Ocado Ends Exclusivity Terms After Setbacks to Kroger Deal
Ocado Group Plc has ended exclusive arrangements to supply its automated grocery warehouse technology, a change that comes as the company faces growing pressure from investors.
The move follows setbacks in Ocado’s partnership with Kroger Co. in the U.S., a major relationship tied to Ocado’s effort to expand its automated fulfillment technology in the American grocery market.
Ocado’s technology is built around automated grocery warehouses designed to handle large volumes of online and store-replenishment orders efficiently. For trucking and delivery operations, these kinds of facilities can shape how freight moves by influencing where freight is staged, how frequently loads move, and how tightly pickups and deliveries are scheduled.

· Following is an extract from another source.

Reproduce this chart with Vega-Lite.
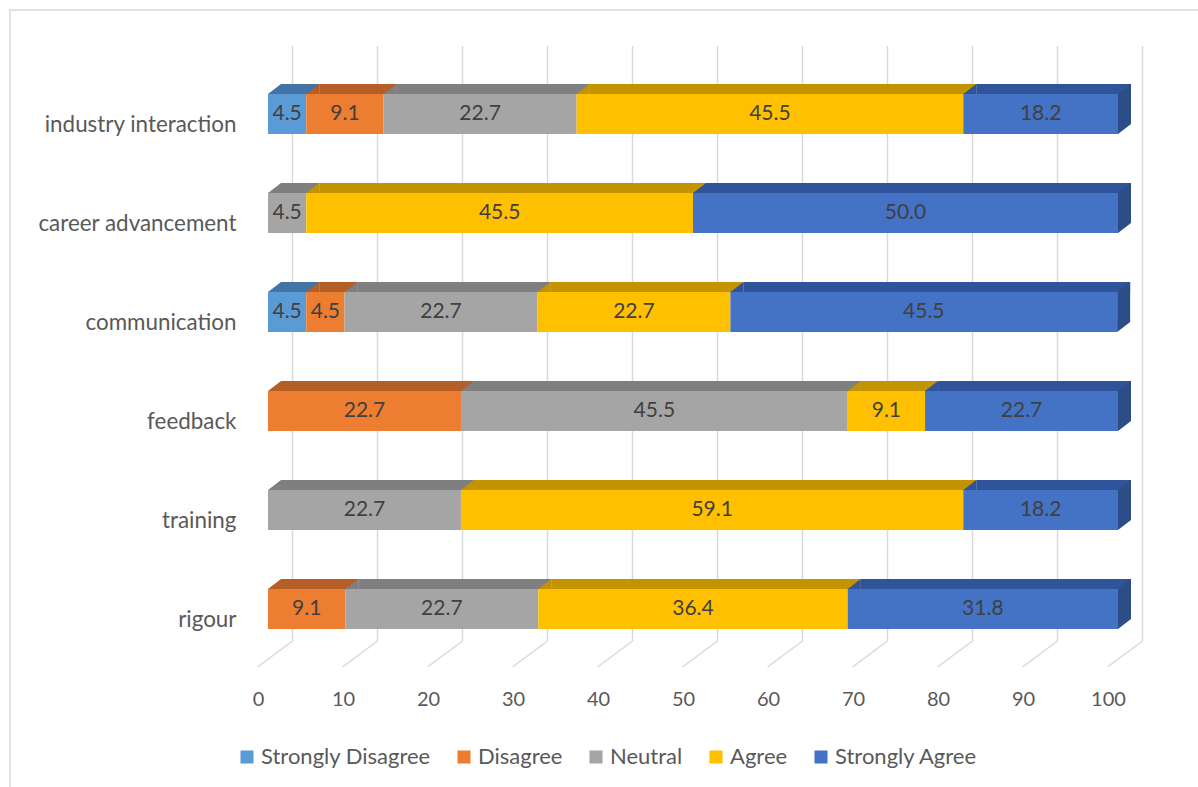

By ending exclusivity terms, Ocado is changing how it manages access to its technology at a time when its U.S. plans with Kroger have not gone smoothly. The shift also highlights how investor expectations can affect decisions that ripple through grocery supply chains.
- What happened: Ocado ended exclusivity arrangements related to its automated warehouse technology.
- Why now: Investor pressure is increasing after setbacks tied to the Kroger partnership in the U.S.
- Why it matters to drivers: Automated fulfillment sites can affect freight patterns, appointment schedules, and distribution network changes.